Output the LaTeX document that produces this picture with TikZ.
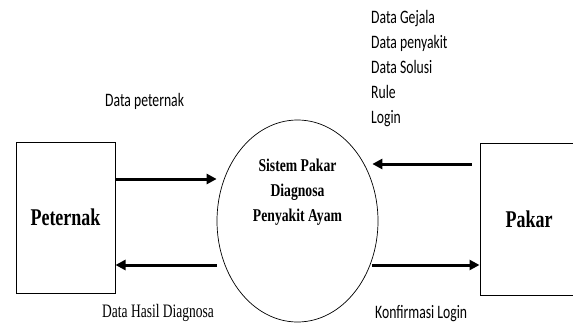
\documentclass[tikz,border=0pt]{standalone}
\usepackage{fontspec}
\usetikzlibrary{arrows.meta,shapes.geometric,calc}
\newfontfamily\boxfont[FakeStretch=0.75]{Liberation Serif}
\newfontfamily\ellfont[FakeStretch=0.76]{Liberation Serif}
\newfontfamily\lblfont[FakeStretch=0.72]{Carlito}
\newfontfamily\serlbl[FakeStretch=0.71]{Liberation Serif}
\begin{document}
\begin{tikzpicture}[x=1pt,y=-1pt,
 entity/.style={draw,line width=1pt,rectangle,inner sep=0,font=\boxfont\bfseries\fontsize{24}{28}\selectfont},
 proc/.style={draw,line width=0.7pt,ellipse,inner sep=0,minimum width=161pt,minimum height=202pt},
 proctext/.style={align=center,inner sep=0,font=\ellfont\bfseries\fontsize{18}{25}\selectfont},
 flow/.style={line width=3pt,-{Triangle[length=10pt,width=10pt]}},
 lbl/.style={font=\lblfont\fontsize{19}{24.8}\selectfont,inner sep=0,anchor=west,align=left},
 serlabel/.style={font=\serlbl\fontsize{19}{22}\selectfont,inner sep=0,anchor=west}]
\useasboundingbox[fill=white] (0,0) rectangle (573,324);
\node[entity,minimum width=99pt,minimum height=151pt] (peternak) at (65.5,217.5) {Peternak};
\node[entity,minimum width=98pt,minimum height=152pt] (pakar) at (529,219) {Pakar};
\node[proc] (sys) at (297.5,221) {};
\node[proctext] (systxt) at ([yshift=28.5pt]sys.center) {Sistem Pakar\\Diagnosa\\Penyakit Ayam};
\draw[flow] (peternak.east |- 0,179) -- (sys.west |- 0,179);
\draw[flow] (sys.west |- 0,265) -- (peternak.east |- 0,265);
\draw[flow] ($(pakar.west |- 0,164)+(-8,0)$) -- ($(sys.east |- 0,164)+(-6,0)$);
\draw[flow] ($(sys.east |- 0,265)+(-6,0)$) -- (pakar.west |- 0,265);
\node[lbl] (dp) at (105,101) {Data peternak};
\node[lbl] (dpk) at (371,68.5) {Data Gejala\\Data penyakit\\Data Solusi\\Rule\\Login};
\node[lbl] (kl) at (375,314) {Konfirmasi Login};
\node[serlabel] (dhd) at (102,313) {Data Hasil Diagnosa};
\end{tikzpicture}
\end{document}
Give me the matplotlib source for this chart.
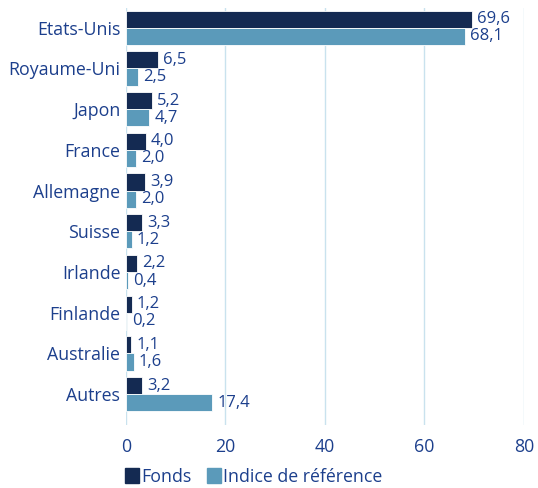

□ □ □ □

→ **What the exercise asks**
Quote the preceding records in their entirety, excluding every picture.

→ **Complete output**
Output the LaTeX document that produces this picture with TikZ.
\documentclass[tikz,border=0pt]{standalone}
\usepackage{fontspec}
\usetikzlibrary{arrows.meta,shapes.geometric,calc}
\newfontfamily\boxfont[FakeStretch=0.75]{Liberation Serif}
\newfontfamily\ellfont[FakeStretch=0.76]{Liberation Serif}
\newfontfamily\lblfont[FakeStretch=0.72]{Carlito}
\newfontfamily\serlbl[FakeStretch=0.71]{Liberation Serif}
\begin{document}
\begin{tikzpicture}[x=1pt,y=-1pt,
 entity/.style={draw,line width=1pt,rectangle,inner sep=0,font=\boxfont\bfseries\fontsize{24}{28}\selectfont},
 proc/.style={draw,line width=0.7pt,ellipse,inner sep=0,minimum width=161pt,minimum height=202pt},
 proctext/.style={align=center,inner sep=0,font=\ellfont\bfseries\fontsize{18}{25}\selectfont},
 flow/.style={line width=3pt,-{Triangle[length=10pt,width=10pt]}},
 lbl/.style={font=\lblfont\fontsize{19}{24.8}\selectfont,inner sep=0,anchor=west,align=left},
 serlabel/.style={font=\serlbl\fontsize{19}{22}\selectfont,inner sep=0,anchor=west}]
\useasboundingbox[fill=white] (0,0) rectangle (573,324);
\node[entity,minimum width=99pt,minimum height=151pt] (peternak) at (65.5,217.5) {Peternak};
\node[entity,minimum width=98pt,minimum height=152pt] (pakar) at (529,219) {Pakar};
\node[proc] (sys) at (297.5,221) {};
\node[proctext] (systxt) at ([yshift=28.5pt]sys.center) {Sistem Pakar\\Diagnosa\\Penyakit Ayam};
\draw[flow] (peternak.east |- 0,179) -- (sys.west |- 0,179);
\draw[flow] (sys.west |- 0,265) -- (peternak.east |- 0,265);
\draw[flow] ($(pakar.west |- 0,164)+(-8,0)$) -- ($(sys.east |- 0,164)+(-6,0)$);
\draw[flow] ($(sys.east |- 0,265)+(-6,0)$) -- (pakar.west |- 0,265);
\node[lbl] (dp) at (105,101) {Data peternak};
\node[lbl] (dpk) at (371,68.5) {Data Gejala\\Data penyakit\\Data Solusi\\Rule\\Login};
\node[lbl] (kl) at (375,314) {Konfirmasi Login};
\node[serlabel] (dhd) at (102,313) {Data Hasil Diagnosa};
\end{tikzpicture}
\end{document}
Give me the matplotlib source for this chart.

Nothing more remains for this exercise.